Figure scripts
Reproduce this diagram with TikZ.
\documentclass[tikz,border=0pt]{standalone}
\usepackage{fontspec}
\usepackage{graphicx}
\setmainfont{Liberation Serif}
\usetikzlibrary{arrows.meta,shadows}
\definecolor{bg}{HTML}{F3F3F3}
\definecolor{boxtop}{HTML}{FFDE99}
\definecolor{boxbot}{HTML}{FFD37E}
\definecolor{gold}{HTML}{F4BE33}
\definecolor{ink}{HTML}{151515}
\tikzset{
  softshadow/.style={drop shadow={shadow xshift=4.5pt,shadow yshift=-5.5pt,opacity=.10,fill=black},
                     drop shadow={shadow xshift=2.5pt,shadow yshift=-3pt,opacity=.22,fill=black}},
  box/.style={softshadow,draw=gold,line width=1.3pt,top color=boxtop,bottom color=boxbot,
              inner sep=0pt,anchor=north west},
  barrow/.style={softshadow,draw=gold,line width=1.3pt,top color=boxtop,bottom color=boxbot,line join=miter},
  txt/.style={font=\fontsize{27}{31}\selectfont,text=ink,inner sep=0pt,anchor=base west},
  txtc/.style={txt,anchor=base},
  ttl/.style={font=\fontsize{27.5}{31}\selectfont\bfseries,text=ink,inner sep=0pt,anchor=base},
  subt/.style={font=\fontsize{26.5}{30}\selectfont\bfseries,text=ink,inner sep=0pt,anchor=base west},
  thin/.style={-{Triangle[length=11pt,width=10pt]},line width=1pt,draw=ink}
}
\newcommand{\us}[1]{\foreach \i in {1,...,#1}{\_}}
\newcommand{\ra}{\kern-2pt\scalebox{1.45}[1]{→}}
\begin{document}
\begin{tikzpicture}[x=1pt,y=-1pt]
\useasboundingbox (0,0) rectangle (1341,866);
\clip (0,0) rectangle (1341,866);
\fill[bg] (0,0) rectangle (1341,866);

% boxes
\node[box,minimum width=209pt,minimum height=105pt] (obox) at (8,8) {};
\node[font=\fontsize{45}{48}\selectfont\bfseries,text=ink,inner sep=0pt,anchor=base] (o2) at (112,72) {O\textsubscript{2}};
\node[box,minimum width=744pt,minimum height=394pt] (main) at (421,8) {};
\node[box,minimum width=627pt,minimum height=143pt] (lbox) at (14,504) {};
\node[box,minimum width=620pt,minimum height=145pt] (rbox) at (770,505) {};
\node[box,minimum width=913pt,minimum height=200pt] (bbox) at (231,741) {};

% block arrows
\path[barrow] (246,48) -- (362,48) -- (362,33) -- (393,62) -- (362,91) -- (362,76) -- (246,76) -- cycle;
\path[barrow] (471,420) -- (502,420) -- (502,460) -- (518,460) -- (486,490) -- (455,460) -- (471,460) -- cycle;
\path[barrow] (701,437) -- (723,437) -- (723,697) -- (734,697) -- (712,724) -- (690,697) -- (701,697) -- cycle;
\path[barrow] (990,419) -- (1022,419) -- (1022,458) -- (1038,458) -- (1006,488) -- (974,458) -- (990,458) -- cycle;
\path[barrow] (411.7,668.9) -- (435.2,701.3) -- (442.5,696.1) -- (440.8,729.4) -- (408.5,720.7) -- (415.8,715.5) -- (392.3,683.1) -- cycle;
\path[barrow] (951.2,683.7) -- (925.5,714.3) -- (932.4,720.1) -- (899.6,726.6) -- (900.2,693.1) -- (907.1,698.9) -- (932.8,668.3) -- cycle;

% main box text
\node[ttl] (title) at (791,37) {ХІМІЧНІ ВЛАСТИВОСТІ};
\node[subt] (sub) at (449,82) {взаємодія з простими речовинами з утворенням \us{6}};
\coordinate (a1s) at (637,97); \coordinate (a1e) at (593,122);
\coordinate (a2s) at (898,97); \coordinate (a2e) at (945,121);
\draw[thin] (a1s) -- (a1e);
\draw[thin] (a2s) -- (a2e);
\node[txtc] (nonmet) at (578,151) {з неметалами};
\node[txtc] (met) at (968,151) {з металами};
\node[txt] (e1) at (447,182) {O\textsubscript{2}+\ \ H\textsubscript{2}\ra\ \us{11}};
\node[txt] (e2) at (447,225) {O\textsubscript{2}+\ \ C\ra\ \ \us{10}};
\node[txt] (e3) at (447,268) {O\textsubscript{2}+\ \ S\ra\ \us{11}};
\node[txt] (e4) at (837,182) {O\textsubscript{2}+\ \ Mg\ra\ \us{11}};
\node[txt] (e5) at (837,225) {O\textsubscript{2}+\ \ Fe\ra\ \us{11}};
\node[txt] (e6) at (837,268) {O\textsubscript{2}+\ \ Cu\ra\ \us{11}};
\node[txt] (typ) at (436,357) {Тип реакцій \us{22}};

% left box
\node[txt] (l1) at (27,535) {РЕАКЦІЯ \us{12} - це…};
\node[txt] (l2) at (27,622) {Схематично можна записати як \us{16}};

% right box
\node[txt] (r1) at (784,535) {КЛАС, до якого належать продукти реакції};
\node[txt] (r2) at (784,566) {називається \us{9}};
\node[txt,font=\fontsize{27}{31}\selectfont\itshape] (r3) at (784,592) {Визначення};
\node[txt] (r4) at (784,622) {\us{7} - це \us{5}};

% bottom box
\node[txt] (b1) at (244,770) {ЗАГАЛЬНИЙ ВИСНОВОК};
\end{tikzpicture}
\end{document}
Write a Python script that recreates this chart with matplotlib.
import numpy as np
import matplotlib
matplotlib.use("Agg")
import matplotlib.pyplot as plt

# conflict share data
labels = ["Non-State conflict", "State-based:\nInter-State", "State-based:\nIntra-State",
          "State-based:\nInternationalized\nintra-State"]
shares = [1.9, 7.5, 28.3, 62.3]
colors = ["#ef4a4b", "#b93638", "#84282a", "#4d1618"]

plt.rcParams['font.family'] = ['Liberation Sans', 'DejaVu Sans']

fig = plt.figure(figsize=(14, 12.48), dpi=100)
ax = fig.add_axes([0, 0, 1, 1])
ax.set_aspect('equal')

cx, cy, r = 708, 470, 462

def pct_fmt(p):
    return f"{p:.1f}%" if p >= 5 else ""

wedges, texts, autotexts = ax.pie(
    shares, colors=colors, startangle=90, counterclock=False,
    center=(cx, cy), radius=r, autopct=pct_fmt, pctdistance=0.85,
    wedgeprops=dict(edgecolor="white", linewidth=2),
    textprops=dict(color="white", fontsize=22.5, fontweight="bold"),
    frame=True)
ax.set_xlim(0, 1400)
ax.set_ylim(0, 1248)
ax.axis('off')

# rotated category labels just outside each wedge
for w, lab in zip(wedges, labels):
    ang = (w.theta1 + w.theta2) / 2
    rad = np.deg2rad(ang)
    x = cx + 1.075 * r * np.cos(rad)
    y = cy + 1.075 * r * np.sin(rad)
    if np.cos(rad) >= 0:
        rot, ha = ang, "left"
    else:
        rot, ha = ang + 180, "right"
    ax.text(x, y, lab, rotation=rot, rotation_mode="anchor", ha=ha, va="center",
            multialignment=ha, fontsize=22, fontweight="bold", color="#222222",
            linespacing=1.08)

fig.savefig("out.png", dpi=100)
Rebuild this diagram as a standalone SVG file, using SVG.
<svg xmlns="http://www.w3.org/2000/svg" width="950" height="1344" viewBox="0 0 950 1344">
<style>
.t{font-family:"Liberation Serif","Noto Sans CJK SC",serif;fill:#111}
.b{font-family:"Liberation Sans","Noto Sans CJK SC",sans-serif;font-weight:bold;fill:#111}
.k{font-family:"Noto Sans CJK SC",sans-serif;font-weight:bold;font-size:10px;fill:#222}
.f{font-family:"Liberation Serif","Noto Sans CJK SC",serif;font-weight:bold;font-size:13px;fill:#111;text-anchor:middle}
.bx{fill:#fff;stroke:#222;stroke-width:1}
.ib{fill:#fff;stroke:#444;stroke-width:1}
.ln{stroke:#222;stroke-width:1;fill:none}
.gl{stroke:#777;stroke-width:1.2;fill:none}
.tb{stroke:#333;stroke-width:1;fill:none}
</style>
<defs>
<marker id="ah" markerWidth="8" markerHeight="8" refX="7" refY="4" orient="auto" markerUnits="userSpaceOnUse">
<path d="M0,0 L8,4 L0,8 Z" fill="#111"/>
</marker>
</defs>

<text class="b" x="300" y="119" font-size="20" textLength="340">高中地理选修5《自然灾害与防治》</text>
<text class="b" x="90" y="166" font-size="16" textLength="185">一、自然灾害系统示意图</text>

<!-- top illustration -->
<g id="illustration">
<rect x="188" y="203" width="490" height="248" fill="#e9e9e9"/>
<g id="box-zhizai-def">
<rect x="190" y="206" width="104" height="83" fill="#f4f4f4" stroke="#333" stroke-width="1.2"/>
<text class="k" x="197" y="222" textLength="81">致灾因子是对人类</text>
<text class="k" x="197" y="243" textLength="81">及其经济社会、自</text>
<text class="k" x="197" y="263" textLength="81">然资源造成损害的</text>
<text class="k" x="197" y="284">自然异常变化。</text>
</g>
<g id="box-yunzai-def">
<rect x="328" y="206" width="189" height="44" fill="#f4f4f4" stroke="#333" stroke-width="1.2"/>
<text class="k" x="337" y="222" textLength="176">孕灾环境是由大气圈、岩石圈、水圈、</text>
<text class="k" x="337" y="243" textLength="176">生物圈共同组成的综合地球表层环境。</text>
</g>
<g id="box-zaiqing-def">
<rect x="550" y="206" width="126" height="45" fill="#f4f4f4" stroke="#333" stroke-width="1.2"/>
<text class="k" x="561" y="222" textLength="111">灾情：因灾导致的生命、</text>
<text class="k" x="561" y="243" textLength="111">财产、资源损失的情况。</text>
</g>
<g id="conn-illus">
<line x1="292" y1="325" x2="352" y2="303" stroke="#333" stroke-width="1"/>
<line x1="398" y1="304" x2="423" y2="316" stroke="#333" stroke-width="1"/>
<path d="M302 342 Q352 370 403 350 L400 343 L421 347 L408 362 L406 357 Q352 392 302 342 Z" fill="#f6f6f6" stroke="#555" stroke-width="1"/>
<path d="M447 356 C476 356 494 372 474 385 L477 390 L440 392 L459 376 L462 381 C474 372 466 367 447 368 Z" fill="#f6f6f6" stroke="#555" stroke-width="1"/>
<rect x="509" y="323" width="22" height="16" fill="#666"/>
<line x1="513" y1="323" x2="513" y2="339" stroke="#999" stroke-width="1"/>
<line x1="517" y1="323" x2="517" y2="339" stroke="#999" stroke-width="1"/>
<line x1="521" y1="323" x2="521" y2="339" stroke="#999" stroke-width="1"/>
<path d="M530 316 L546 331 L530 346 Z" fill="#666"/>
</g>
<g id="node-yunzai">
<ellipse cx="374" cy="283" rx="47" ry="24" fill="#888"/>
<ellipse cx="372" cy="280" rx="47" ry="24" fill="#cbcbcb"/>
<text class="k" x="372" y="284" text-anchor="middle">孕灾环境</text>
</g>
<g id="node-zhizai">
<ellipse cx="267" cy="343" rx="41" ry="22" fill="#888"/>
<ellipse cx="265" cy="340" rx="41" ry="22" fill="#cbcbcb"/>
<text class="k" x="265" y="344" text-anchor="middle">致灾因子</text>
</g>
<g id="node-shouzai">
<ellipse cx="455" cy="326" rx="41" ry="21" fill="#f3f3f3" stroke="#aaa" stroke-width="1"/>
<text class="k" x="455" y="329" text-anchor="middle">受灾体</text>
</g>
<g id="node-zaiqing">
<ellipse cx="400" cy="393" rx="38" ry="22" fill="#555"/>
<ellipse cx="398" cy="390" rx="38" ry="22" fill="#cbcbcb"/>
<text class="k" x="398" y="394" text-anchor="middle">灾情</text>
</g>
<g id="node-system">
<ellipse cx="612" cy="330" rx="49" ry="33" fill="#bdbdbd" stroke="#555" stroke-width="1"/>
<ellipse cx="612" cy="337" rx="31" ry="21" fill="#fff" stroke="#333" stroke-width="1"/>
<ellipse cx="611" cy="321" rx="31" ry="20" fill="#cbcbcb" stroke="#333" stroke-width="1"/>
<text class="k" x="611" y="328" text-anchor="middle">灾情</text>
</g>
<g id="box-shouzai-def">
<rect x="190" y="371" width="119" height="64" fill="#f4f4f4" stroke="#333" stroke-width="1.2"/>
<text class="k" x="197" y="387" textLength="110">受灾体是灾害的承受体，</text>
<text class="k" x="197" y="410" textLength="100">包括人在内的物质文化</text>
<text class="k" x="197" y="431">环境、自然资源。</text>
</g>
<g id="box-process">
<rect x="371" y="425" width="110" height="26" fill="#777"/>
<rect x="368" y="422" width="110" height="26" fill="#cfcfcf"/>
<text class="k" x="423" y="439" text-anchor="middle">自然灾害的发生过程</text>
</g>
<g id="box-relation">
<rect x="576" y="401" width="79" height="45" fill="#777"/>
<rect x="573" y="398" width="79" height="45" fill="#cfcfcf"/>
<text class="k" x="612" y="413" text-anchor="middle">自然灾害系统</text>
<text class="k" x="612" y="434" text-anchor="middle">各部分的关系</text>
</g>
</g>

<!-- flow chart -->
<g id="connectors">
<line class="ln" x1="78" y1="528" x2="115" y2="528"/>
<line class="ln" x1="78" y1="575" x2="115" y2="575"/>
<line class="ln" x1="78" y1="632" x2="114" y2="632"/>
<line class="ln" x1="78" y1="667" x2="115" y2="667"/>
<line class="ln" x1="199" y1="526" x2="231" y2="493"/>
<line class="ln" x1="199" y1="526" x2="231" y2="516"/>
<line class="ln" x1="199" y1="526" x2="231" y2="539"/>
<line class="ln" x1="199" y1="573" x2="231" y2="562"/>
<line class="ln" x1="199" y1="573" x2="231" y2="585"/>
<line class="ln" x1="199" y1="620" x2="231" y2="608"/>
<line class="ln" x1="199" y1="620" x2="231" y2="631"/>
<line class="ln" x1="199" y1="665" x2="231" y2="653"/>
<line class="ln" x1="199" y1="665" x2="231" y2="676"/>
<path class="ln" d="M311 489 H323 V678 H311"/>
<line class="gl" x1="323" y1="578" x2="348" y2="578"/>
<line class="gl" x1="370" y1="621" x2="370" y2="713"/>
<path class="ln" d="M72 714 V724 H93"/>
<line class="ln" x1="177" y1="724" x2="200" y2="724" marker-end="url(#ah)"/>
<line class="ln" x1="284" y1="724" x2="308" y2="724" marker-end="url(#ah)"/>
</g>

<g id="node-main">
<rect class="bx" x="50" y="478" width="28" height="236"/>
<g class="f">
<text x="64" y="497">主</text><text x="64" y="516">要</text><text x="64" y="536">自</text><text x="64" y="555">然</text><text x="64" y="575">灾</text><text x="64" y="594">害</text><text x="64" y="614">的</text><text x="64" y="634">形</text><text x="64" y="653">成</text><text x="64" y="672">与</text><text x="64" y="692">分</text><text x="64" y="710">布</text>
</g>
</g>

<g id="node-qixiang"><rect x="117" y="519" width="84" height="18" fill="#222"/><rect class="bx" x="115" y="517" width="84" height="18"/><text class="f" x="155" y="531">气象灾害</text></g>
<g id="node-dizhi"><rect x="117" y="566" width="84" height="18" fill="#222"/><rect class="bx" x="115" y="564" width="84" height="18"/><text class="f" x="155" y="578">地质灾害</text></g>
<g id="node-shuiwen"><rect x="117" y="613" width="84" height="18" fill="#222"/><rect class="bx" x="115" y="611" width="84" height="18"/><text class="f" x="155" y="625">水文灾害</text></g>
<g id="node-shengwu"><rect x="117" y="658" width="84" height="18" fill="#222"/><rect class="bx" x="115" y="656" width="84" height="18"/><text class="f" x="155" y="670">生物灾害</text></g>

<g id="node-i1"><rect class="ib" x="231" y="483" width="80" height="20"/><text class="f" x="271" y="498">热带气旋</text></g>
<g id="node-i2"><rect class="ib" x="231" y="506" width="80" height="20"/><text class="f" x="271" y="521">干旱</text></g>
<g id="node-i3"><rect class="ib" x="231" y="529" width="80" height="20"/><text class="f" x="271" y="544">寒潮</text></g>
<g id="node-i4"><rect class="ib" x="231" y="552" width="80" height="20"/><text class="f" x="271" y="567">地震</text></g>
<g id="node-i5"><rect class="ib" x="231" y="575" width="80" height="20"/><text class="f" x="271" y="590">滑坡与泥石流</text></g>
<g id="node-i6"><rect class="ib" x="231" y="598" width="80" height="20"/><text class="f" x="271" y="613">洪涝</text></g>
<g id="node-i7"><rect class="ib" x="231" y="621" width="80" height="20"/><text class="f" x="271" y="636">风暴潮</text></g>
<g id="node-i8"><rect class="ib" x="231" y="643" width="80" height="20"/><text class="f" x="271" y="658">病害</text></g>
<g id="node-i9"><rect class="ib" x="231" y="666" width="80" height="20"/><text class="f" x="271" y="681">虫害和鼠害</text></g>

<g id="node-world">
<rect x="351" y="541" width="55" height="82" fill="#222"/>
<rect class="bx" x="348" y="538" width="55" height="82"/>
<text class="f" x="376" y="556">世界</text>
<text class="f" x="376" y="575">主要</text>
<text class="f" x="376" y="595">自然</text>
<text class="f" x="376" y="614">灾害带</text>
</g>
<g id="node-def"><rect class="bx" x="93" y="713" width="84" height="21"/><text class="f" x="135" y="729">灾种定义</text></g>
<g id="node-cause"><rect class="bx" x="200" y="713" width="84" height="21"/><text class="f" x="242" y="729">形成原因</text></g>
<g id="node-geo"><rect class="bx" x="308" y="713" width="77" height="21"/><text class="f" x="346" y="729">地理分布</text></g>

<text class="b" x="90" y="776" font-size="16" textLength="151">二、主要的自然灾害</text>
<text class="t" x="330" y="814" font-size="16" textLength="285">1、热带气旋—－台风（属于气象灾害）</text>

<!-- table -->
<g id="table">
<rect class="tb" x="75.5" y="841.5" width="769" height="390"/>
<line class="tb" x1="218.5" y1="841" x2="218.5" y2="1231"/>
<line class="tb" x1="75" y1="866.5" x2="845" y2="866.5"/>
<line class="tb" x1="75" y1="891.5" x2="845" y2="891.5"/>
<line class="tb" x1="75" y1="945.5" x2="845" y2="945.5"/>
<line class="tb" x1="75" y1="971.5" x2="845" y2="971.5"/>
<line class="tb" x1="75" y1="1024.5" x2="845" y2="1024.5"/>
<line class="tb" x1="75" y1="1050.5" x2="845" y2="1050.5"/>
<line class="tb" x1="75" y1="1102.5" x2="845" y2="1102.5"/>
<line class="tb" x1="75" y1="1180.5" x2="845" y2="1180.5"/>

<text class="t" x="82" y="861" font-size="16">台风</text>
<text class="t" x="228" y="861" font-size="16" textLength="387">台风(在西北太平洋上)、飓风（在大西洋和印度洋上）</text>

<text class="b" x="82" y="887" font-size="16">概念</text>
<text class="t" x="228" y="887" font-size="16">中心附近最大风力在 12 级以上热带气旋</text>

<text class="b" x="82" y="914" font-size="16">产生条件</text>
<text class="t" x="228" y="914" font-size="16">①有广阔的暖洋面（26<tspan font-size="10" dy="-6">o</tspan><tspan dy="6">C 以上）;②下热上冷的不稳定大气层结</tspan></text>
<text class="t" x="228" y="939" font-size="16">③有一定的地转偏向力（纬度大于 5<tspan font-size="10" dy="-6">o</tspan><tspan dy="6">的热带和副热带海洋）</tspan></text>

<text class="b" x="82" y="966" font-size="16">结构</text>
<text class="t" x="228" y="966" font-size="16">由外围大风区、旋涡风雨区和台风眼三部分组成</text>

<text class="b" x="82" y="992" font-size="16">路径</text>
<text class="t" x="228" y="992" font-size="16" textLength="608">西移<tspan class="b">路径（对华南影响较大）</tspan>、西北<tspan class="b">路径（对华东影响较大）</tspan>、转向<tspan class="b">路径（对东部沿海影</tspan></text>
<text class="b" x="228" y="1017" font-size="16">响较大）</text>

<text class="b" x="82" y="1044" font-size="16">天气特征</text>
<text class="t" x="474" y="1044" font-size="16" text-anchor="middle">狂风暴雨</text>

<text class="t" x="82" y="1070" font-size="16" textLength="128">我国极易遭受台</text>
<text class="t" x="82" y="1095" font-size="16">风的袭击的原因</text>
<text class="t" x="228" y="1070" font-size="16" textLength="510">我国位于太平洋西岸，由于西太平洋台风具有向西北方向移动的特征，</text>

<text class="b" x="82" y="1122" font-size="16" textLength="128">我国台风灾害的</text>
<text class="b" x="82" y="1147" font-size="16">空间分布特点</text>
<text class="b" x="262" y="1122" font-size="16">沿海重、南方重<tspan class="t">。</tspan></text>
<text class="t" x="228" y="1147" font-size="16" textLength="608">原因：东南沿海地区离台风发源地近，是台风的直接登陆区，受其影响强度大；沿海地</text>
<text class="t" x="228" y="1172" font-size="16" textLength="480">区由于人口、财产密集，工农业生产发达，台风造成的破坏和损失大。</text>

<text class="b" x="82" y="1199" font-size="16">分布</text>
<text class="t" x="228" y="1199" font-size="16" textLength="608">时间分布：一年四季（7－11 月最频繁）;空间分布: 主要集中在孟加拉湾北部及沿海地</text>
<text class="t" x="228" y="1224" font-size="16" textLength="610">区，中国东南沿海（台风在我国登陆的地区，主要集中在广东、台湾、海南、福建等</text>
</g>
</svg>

#### Task brief:
Exactly and exclusively, reproduce the lines that start at the line containing "Write a Python" and end at the line containing "import matplotlib.pyplot as plt", inclusive of both.

#### Expected output:
Write a Python script that recreates this chart with matplotlib.
import numpy as np
import matplotlib
matplotlib.use("Agg")
import matplotlib.pyplot as plt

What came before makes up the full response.